* WHAT YOU SHOULD DO
Write the material out again, line by line, exactly as it is.
--- Start ---
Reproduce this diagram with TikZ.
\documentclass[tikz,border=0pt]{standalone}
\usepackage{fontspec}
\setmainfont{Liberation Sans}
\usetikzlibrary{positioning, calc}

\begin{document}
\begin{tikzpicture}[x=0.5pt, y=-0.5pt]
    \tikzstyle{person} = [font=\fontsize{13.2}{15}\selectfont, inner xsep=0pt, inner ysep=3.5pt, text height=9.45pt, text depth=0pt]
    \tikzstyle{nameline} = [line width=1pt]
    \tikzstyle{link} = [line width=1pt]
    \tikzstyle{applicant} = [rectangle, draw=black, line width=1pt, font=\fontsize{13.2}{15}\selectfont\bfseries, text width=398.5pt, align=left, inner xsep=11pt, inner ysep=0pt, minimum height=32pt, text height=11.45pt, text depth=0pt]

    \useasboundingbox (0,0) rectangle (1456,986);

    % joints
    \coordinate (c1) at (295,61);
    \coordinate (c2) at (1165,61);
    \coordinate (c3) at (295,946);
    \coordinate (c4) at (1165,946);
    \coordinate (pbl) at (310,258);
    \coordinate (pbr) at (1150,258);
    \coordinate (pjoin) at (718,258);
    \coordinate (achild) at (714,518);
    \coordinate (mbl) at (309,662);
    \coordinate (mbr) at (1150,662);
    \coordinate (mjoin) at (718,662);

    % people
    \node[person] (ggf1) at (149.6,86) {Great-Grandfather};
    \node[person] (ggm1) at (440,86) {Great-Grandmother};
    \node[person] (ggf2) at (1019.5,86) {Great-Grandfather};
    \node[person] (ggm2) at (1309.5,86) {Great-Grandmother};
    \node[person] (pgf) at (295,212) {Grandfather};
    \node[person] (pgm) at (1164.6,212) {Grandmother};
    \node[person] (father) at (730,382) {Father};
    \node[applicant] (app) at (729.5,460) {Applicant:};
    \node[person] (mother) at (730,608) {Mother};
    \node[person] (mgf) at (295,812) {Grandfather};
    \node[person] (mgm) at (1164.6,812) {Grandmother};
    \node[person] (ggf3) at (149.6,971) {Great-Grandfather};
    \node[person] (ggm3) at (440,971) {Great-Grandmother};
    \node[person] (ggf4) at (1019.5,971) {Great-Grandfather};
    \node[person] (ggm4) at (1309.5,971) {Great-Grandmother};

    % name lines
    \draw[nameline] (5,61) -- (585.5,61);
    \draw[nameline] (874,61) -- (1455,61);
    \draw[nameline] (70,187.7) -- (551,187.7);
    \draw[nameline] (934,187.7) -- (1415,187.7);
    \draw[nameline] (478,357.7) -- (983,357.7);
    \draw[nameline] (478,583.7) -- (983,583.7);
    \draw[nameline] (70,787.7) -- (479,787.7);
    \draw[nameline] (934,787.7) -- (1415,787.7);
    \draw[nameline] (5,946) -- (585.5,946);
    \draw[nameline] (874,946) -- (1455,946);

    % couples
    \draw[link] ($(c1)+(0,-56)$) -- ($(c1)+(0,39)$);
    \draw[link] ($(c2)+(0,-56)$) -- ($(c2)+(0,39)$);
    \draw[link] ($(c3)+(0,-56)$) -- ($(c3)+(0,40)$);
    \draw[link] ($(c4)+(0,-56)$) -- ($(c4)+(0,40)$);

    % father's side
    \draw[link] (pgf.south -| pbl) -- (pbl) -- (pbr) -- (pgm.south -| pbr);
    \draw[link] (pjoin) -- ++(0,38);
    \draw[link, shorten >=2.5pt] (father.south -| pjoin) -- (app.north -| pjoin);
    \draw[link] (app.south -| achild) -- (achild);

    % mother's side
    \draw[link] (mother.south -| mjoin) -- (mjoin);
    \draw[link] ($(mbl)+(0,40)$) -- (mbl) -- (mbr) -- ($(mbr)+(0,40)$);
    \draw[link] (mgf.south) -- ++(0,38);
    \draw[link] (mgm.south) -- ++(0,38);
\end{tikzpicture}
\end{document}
--- End ---
* OUTPUT OF THE EXERCISE
Reproduce this diagram with TikZ.
\documentclass[tikz,border=0pt]{standalone}
\usepackage{fontspec}
\setmainfont{Liberation Sans}
\usetikzlibrary{positioning, calc}

\begin{document}
\begin{tikzpicture}[x=0.5pt, y=-0.5pt]
    \tikzstyle{person} = [font=\fontsize{13.2}{15}\selectfont, inner xsep=0pt, inner ysep=3.5pt, text height=9.45pt, text depth=0pt]
    \tikzstyle{nameline} = [line width=1pt]
    \tikzstyle{link} = [line width=1pt]
    \tikzstyle{applicant} = [rectangle, draw=black, line width=1pt, font=\fontsize{13.2}{15}\selectfont\bfseries, text width=398.5pt, align=left, inner xsep=11pt, inner ysep=0pt, minimum height=32pt, text height=11.45pt, text depth=0pt]

    \useasboundingbox (0,0) rectangle (1456,986);

    % joints
    \coordinate (c1) at (295,61);
    \coordinate (c2) at (1165,61);
    \coordinate (c3) at (295,946);
    \coordinate (c4) at (1165,946);
    \coordinate (pbl) at (310,258);
    \coordinate (pbr) at (1150,258);
    \coordinate (pjoin) at (718,258);
    \coordinate (achild) at (714,518);
    \coordinate (mbl) at (309,662);
    \coordinate (mbr) at (1150,662);
    \coordinate (mjoin) at (718,662);

    % people
    \node[person] (ggf1) at (149.6,86) {Great-Grandfather};
    \node[person] (ggm1) at (440,86) {Great-Grandmother};
    \node[person] (ggf2) at (1019.5,86) {Great-Grandfather};
    \node[person] (ggm2) at (1309.5,86) {Great-Grandmother};
    \node[person] (pgf) at (295,212) {Grandfather};
    \node[person] (pgm) at (1164.6,212) {Grandmother};
    \node[person] (father) at (730,382) {Father};
    \node[applicant] (app) at (729.5,460) {Applicant:};
    \node[person] (mother) at (730,608) {Mother};
    \node[person] (mgf) at (295,812) {Grandfather};
    \node[person] (mgm) at (1164.6,812) {Grandmother};
    \node[person] (ggf3) at (149.6,971) {Great-Grandfather};
    \node[person] (ggm3) at (440,971) {Great-Grandmother};
    \node[person] (ggf4) at (1019.5,971) {Great-Grandfather};
    \node[person] (ggm4) at (1309.5,971) {Great-Grandmother};

    % name lines
    \draw[nameline] (5,61) -- (585.5,61);
    \draw[nameline] (874,61) -- (1455,61);
    \draw[nameline] (70,187.7) -- (551,187.7);
    \draw[nameline] (934,187.7) -- (1415,187.7);
    \draw[nameline] (478,357.7) -- (983,357.7);
    \draw[nameline] (478,583.7) -- (983,583.7);
    \draw[nameline] (70,787.7) -- (479,787.7);
    \draw[nameline] (934,787.7) -- (1415,787.7);
    \draw[nameline] (5,946) -- (585.5,946);
    \draw[nameline] (874,946) -- (1455,946);

    % couples
    \draw[link] ($(c1)+(0,-56)$) -- ($(c1)+(0,39)$);
    \draw[link] ($(c2)+(0,-56)$) -- ($(c2)+(0,39)$);
    \draw[link] ($(c3)+(0,-56)$) -- ($(c3)+(0,40)$);
    \draw[link] ($(c4)+(0,-56)$) -- ($(c4)+(0,40)$);

    % father's side
    \draw[link] (pgf.south -| pbl) -- (pbl) -- (pbr) -- (pgm.south -| pbr);
    \draw[link] (pjoin) -- ++(0,38);
    \draw[link, shorten >=2.5pt] (father.south -| pjoin) -- (app.north -| pjoin);
    \draw[link] (app.south -| achild) -- (achild);

    % mother's side
    \draw[link] (mother.south -| mjoin) -- (mjoin);
    \draw[link] ($(mbl)+(0,40)$) -- (mbl) -- (mbr) -- ($(mbr)+(0,40)$);
    \draw[link] (mgf.south) -- ++(0,38);
    \draw[link] (mgm.south) -- ++(0,38);
\end{tikzpicture}
\end{document}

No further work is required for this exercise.